* Information shown
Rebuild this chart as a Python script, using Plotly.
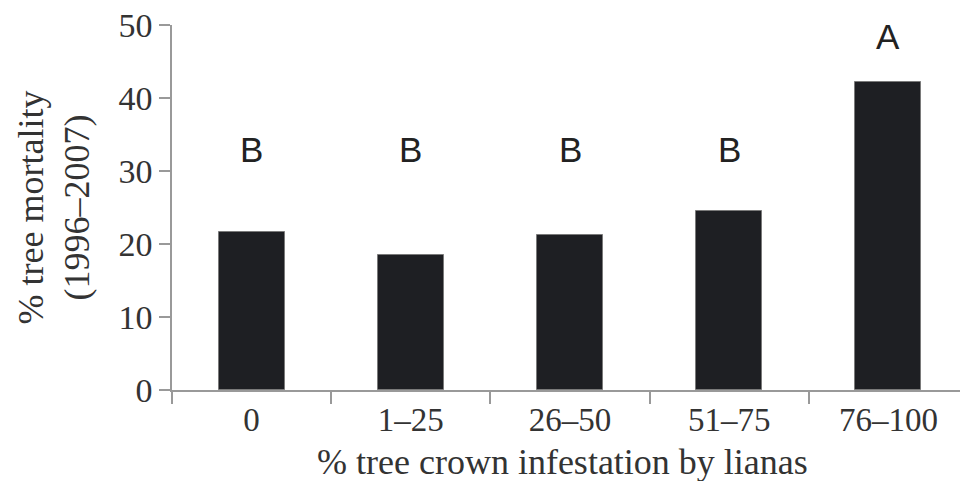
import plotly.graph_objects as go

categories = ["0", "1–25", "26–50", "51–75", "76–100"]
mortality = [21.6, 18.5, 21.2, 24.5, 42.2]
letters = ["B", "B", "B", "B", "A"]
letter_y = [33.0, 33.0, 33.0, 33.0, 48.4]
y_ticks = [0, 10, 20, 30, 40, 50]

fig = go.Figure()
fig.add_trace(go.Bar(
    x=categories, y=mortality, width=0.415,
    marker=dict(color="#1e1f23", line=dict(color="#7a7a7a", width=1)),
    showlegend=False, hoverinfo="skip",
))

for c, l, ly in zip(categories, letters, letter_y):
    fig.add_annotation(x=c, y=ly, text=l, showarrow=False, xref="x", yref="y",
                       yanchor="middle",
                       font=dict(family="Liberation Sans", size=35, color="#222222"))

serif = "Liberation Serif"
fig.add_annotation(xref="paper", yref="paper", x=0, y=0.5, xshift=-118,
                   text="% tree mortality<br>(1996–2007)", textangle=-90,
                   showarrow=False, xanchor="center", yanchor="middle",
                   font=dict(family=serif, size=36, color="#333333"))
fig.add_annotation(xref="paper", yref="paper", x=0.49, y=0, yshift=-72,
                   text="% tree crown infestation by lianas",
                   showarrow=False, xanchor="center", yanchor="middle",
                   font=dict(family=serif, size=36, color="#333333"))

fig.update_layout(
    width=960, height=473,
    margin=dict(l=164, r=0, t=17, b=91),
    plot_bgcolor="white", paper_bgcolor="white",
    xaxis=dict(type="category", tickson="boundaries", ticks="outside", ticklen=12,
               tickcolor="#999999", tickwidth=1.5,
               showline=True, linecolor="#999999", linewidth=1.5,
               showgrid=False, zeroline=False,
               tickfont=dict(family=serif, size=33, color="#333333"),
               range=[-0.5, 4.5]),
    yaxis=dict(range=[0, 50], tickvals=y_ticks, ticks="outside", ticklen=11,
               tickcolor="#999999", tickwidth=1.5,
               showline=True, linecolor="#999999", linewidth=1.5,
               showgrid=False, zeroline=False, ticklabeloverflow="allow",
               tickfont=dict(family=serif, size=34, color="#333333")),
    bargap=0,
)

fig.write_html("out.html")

* Set exercise
Return the listing above word for word, with the pictures removed.

* Complete answer
Rebuild this chart as a Python script, using Plotly.
import plotly.graph_objects as go

categories = ["0", "1–25", "26–50", "51–75", "76–100"]
mortality = [21.6, 18.5, 21.2, 24.5, 42.2]
letters = ["B", "B", "B", "B", "A"]
letter_y = [33.0, 33.0, 33.0, 33.0, 48.4]
y_ticks = [0, 10, 20, 30, 40, 50]

fig = go.Figure()
fig.add_trace(go.Bar(
    x=categories, y=mortality, width=0.415,
    marker=dict(color="#1e1f23", line=dict(color="#7a7a7a", width=1)),
    showlegend=False, hoverinfo="skip",
))

for c, l, ly in zip(categories, letters, letter_y):
    fig.add_annotation(x=c, y=ly, text=l, showarrow=False, xref="x", yref="y",
                       yanchor="middle",
                       font=dict(family="Liberation Sans", size=35, color="#222222"))

serif = "Liberation Serif"
fig.add_annotation(xref="paper", yref="paper", x=0, y=0.5, xshift=-118,
                   text="% tree mortality<br>(1996–2007)", textangle=-90,
                   showarrow=False, xanchor="center", yanchor="middle",
                   font=dict(family=serif, size=36, color="#333333"))
fig.add_annotation(xref="paper", yref="paper", x=0.49, y=0, yshift=-72,
                   text="% tree crown infestation by lianas",
                   showarrow=False, xanchor="center", yanchor="middle",
                   font=dict(family=serif, size=36, color="#333333"))

fig.update_layout(
    width=960, height=473,
    margin=dict(l=164, r=0, t=17, b=91),
    plot_bgcolor="white", paper_bgcolor="white",
    xaxis=dict(type="category", tickson="boundaries", ticks="outside", ticklen=12,
               tickcolor="#999999", tickwidth=1.5,
               showline=True, linecolor="#999999", linewidth=1.5,
               showgrid=False, zeroline=False,
               tickfont=dict(family=serif, size=33, color="#333333"),
               range=[-0.5, 4.5]),
    yaxis=dict(range=[0, 50], tickvals=y_ticks, ticks="outside", ticklen=11,
               tickcolor="#999999", tickwidth=1.5,
               showline=True, linecolor="#999999", linewidth=1.5,
               showgrid=False, zeroline=False, ticklabeloverflow="allow",
               tickfont=dict(family=serif, size=34, color="#333333")),
    bargap=0,
)

fig.write_html("out.html")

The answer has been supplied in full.